Your task ->
Locate every line that holds the string "this" and copy it.

Data extract ->
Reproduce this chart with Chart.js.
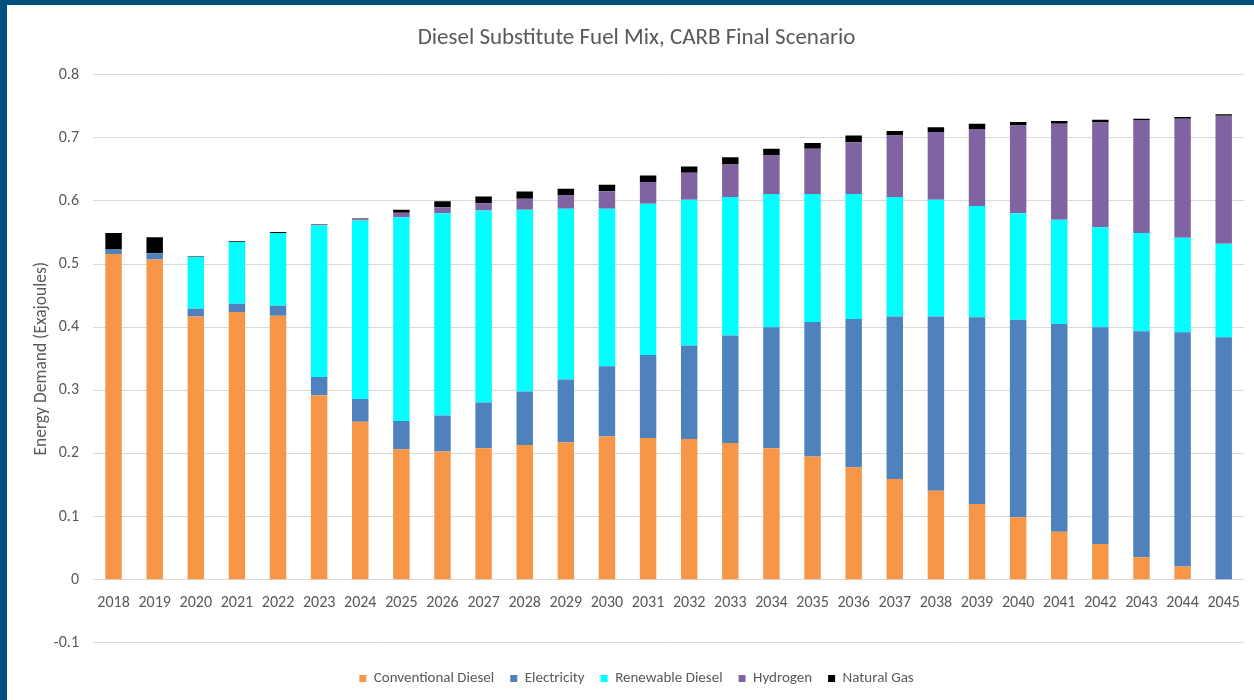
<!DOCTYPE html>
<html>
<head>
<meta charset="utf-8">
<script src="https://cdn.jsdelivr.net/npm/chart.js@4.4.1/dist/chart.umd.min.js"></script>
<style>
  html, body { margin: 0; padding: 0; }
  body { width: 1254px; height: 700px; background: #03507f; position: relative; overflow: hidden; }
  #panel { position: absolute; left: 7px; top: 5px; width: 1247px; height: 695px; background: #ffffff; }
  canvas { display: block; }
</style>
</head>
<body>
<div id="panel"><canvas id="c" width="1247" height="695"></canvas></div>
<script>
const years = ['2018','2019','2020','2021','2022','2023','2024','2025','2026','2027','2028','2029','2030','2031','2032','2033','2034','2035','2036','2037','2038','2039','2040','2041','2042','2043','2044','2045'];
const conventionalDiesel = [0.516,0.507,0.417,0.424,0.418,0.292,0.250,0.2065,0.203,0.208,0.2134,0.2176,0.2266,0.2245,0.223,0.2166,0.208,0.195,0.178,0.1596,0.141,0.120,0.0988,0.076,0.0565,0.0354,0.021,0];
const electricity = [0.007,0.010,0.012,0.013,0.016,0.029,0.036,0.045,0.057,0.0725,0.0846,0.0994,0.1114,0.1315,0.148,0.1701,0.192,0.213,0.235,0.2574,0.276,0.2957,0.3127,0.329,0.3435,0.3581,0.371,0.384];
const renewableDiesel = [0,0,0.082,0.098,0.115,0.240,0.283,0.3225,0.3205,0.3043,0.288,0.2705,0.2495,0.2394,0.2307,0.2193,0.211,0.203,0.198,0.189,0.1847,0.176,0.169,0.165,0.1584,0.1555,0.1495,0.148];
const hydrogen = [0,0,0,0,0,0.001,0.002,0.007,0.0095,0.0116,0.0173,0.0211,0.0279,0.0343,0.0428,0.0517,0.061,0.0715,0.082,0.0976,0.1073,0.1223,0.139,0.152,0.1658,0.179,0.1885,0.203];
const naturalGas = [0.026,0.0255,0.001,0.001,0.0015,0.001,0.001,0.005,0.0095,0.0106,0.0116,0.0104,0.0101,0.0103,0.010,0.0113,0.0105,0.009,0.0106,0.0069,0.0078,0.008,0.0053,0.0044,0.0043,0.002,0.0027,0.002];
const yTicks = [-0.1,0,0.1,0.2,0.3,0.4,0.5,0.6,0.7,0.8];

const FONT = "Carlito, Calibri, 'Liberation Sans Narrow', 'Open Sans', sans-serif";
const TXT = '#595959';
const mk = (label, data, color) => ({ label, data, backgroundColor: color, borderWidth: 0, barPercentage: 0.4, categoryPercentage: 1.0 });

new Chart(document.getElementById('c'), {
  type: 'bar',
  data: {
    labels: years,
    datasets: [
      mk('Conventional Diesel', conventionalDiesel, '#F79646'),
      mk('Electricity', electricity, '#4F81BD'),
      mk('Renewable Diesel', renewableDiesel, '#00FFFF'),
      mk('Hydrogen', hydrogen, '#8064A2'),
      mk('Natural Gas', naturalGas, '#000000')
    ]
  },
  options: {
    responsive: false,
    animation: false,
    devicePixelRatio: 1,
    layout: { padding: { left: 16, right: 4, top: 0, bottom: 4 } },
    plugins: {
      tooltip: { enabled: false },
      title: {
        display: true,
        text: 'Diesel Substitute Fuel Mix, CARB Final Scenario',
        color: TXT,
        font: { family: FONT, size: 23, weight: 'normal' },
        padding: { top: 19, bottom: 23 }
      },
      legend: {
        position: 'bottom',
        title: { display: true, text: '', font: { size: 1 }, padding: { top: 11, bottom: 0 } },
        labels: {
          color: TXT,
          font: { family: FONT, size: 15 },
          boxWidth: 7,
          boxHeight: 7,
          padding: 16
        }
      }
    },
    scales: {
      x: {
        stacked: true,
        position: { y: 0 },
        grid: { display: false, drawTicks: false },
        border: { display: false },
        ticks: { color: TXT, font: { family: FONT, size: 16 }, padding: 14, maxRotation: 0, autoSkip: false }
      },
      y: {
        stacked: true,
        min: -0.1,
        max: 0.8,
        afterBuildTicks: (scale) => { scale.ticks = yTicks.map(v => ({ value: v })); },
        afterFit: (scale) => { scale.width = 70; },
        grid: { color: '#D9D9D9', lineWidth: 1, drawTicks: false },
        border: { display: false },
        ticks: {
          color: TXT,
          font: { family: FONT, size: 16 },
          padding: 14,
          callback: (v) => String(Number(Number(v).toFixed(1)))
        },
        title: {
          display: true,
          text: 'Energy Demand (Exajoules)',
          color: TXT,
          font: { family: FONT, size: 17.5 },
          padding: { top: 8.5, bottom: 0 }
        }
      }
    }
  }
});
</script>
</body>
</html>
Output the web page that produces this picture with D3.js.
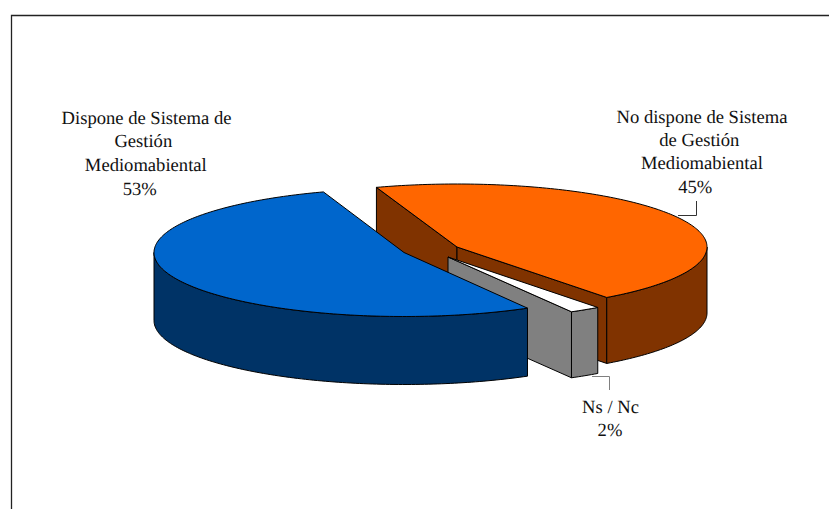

Reply to the task ->
Reproduce this chart with Chart.js.
Output the web page that produces this picture with D3.js.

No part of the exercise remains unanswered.